With its cobblestone streets and arched Renaissance galleries, the medieval city of Kraków has long been Poland’s most popular tourist attraction. But the biggest local crowds these days are flocking to monuments with a much shorter history, such as the very 21st century M1 shopping mall near the decrepit, socialist-era Nowa Huta steel mill on the outskirts of town. The M1’s architectural splendor consists mainly of faux Greek columns, cloud murals and a scattering of disconcertingly lifelike stuffed pigeons. Even so, the mall drew more than 6 million visitors last year. Some of them were lured by free entertainment — a concert by the Polish rock band Perfect; a runway saunter by Miss Poland, Karolina Gorazda, that was broadcast live on mtv Polska. But most come to shop ’til they drop at M1’s 90 stores, which sell everything from Yves Rocher cosmetics to oscypek, a traditional Polish smoked cheese.

For Europe’s retailers, Kraków is the new frontier. M1, built by Germany’s Metro Group, is one of eight massive shopping centers that have sprung up in this ancient capital in recent years, including two Tescos (British), two Carrefours (French) and several other big German stores. In all, Kraków is now home to some 20 hypermarkets, giving it one of the highest per-capita concentrations of megastores anywhere in Europe. And it’s not over yet. Despite a moribund economy, two more hypermarkets are planned in the next two years. “The competition is horrific,” says Kevin Doherty, president of Tesco Polska, which is headquartered in Kraków. “If you don’t win in Poland, you can’t win in Europe.”

Kraków’s retail onslaught is mirrored in towns and cities across Central and Eastern Europe, as Western firms tap into emerging markets in the E.U.’s 10 new member states. German publishers have bought up many of the leading Polish magazines and newspapers; virtually all the world’s auto manufacturers have set up plants across the region; and last week two French companies opened a customer-service center in Prague to help Air France passengers worldwide find lost luggage. There will be no economic “big bang” on May 1 when the new members join. The most significant changes — the lifting of most tariffs, introducing free market competition and harmonizing national legislation with E.U. norms — have been phased in over the past decade. But Kraków’s retail free-for-all is a harbinger of things to come in the rest of the economy.

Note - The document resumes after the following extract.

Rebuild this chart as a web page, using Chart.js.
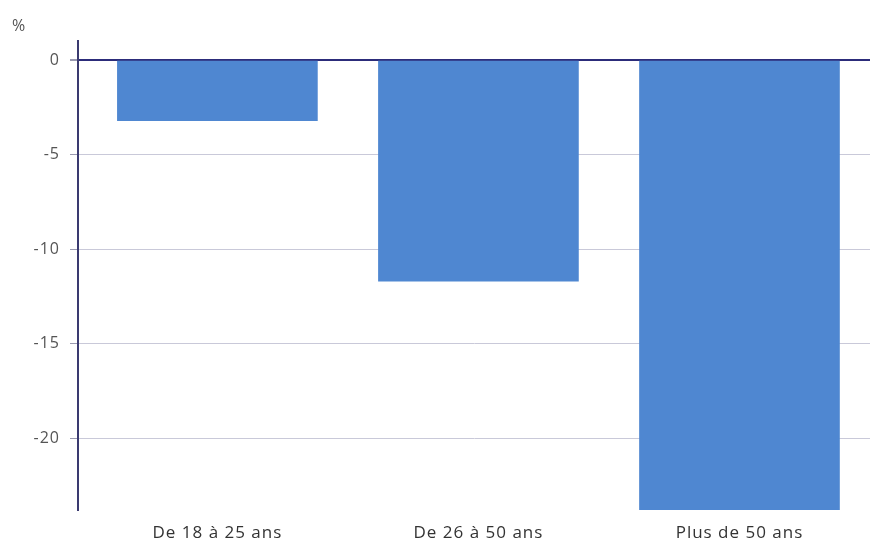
<!DOCTYPE html>
<html>
<head>
<meta charset="utf-8">
<script src="https://cdn.jsdelivr.net/npm/chart.js@4/dist/chart.umd.min.js"></script>
<style>
  html, body { margin: 0; padding: 0; background: #fff; }
  #wrap { width: 877px; height: 546px; }
</style>
</head>
<body>
<div id="wrap"><canvas id="c" width="877" height="546"></canvas></div>
<script>
// Age groups and change in percent
const categories = ["De 18 à 25 ans", "De 26 à 50 ans", "Plus de 50 ans"];
const values = [-3.2, -11.7, -23.8];
const yTicks = [0, -5, -10, -15, -20];

const points = values.map((v, i) => ({ x: i, y: v }));

// Slightly open letter spacing for all text on the canvas
const spacing = {
  id: 'spacing',
  beforeUpdate: (chart) => { chart.ctx.letterSpacing = '1px'; },
  beforeDraw: (chart) => { chart.ctx.letterSpacing = '1px'; }
};

new Chart(document.getElementById('c'), {
  type: 'bar',
  data: {
    datasets: [{
      data: points,
      backgroundColor: '#4f87d1',
      borderWidth: 0,
      barThickness: 200
    }]
  },
  plugins: [spacing],
  options: {
    responsive: false,
    animation: false,
    layout: { padding: { left: 12, right: 7, top: 17, bottom: 0 } },
    plugins: {
      legend: { display: false },
      tooltip: { enabled: false },
      title: {
        display: true,
        text: '%',
        align: 'start',
        color: '#555',
        font: { family: 'Open Sans', size: 16, weight: 'normal' },
        padding: { top: 0, bottom: 5 }
      }
    },
    scales: {
      x: {
        type: 'linear',
        offset: false,
        min: -0.534,
        max: 2.5,
        afterFit: (scale) => { scale.height = 36; },
        ticks: {
          stepSize: 1,
          includeBounds: false,
          color: '#333',
          font: { family: 'Open Sans', size: 17 },
          padding: 13,
          callback: (v) => Number.isInteger(v) && categories[v] !== undefined ? categories[v] : ''
        },
        grid: { display: false, drawTicks: false, offset: false },
        border: { display: false }
      },
      y: {
        min: -23.8,
        max: 1,
        afterFit: (scale) => { scale.width = 66; },
        afterBuildTicks: (scale) => { scale.ticks = yTicks.map(v => ({ value: v })); },
        ticks: {
          color: '#555',
          font: { family: 'Open Sans', size: 16 },
          padding: 10
        },
        grid: {
          color: (ctx) => ctx.tick && ctx.tick.value === 0 ? '#2c2c7a' : '#c9c9d9',
          lineWidth: (ctx) => ctx.tick && ctx.tick.value === 0 ? 2 : 1,
          tickLength: 8,
          tickColor: '#9a9ab0'
        },
        border: { display: true, color: '#3a3a70', width: 2 }
      }
    }
  }
});
</script>
</body>
</html>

Most forecasters predict that E.U. accession will give a healthy boost to the region’s economies over the medium term, propelling trade and accelerating productivity and investment. The consulting firm McKinsey & Co. estimates that joining the E.U. could add 1% to 1.8% to the annual growth rates of new members. If that’s sustained, countries like the Czech Republic could match the per-capita gross domestic product (gdp) of countries such as Greece and Portugal within 15 years. But to get there, the region must continue opening up key sectors of its economy to international competition. And unlike the Spaniards, Portuguese and Greeks before them, these new members won’t have the benefit of lavish subsidies from the E.U. to help cushion the blow. Many workers may lose their jobs temporarily as overstaffed or undercapitalized domestic firms go out of business, although in the longer term a more efficient economy should mean more stable employment.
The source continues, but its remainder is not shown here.